YOUR GOAL: Write out the data below in full. Keep it exact.

COLLECTED DATA:

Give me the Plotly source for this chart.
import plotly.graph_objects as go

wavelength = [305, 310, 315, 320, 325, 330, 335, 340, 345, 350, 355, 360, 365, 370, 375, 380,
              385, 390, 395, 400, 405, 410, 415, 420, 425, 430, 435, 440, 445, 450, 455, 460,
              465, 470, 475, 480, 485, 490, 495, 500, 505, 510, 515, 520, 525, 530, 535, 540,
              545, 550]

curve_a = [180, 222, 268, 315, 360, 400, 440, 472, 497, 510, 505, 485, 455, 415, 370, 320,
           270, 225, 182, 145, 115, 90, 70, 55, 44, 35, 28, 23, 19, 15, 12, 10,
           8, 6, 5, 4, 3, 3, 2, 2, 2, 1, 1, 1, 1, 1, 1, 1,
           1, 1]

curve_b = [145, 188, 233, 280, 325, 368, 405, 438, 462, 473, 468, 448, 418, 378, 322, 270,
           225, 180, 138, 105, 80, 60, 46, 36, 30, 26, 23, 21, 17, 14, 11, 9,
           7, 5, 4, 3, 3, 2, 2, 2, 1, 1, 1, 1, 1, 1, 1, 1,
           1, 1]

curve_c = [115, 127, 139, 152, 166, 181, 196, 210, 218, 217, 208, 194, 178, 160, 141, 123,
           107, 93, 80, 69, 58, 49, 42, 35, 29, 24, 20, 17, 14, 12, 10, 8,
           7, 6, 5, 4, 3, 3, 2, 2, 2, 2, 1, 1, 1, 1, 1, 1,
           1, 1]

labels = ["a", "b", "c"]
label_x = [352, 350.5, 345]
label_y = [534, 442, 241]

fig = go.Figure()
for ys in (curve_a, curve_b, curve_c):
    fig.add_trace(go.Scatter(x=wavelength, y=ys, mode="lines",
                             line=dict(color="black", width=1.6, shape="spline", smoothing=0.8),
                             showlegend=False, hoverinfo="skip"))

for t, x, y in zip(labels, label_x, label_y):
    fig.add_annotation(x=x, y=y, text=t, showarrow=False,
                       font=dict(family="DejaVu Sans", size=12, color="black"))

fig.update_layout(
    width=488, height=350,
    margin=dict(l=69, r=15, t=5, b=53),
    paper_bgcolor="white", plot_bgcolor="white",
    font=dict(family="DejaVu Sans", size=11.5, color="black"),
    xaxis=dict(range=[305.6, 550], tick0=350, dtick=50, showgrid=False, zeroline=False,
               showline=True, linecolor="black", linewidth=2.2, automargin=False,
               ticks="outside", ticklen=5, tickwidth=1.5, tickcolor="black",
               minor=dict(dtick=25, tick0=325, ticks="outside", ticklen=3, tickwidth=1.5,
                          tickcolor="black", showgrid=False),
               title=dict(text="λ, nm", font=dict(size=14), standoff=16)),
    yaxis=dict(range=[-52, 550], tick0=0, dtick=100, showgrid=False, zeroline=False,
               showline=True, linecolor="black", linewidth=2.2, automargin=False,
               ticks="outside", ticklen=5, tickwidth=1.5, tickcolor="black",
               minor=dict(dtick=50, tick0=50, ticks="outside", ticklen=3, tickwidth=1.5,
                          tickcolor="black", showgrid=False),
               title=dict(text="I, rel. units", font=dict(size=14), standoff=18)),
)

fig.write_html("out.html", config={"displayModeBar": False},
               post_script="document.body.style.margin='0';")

THE SOLUTION:
Give me the Plotly source for this chart.
import plotly.graph_objects as go

wavelength = [305, 310, 315, 320, 325, 330, 335, 340, 345, 350, 355, 360, 365, 370, 375, 380,
              385, 390, 395, 400, 405, 410, 415, 420, 425, 430, 435, 440, 445, 450, 455, 460,
              465, 470, 475, 480, 485, 490, 495, 500, 505, 510, 515, 520, 525, 530, 535, 540,
              545, 550]

curve_a = [180, 222, 268, 315, 360, 400, 440, 472, 497, 510, 505, 485, 455, 415, 370, 320,
           270, 225, 182, 145, 115, 90, 70, 55, 44, 35, 28, 23, 19, 15, 12, 10,
           8, 6, 5, 4, 3, 3, 2, 2, 2, 1, 1, 1, 1, 1, 1, 1,
           1, 1]

curve_b = [145, 188, 233, 280, 325, 368, 405, 438, 462, 473, 468, 448, 418, 378, 322, 270,
           225, 180, 138, 105, 80, 60, 46, 36, 30, 26, 23, 21, 17, 14, 11, 9,
           7, 5, 4, 3, 3, 2, 2, 2, 1, 1, 1, 1, 1, 1, 1, 1,
           1, 1]

curve_c = [115, 127, 139, 152, 166, 181, 196, 210, 218, 217, 208, 194, 178, 160, 141, 123,
           107, 93, 80, 69, 58, 49, 42, 35, 29, 24, 20, 17, 14, 12, 10, 8,
           7, 6, 5, 4, 3, 3, 2, 2, 2, 2, 1, 1, 1, 1, 1, 1,
           1, 1]

labels = ["a", "b", "c"]
label_x = [352, 350.5, 345]
label_y = [534, 442, 241]

fig = go.Figure()
for ys in (curve_a, curve_b, curve_c):
    fig.add_trace(go.Scatter(x=wavelength, y=ys, mode="lines",
                             line=dict(color="black", width=1.6, shape="spline", smoothing=0.8),
                             showlegend=False, hoverinfo="skip"))

for t, x, y in zip(labels, label_x, label_y):
    fig.add_annotation(x=x, y=y, text=t, showarrow=False,
                       font=dict(family="DejaVu Sans", size=12, color="black"))

fig.update_layout(
    width=488, height=350,
    margin=dict(l=69, r=15, t=5, b=53),
    paper_bgcolor="white", plot_bgcolor="white",
    font=dict(family="DejaVu Sans", size=11.5, color="black"),
    xaxis=dict(range=[305.6, 550], tick0=350, dtick=50, showgrid=False, zeroline=False,
               showline=True, linecolor="black", linewidth=2.2, automargin=False,
               ticks="outside", ticklen=5, tickwidth=1.5, tickcolor="black",
               minor=dict(dtick=25, tick0=325, ticks="outside", ticklen=3, tickwidth=1.5,
                          tickcolor="black", showgrid=False),
               title=dict(text="λ, nm", font=dict(size=14), standoff=16)),
    yaxis=dict(range=[-52, 550], tick0=0, dtick=100, showgrid=False, zeroline=False,
               showline=True, linecolor="black", linewidth=2.2, automargin=False,
               ticks="outside", ticklen=5, tickwidth=1.5, tickcolor="black",
               minor=dict(dtick=50, tick0=50, ticks="outside", ticklen=3, tickwidth=1.5,
                          tickcolor="black", showgrid=False),
               title=dict(text="I, rel. units", font=dict(size=14), standoff=18)),
)

fig.write_html("out.html", config={"displayModeBar": False},
               post_script="document.body.style.margin='0';")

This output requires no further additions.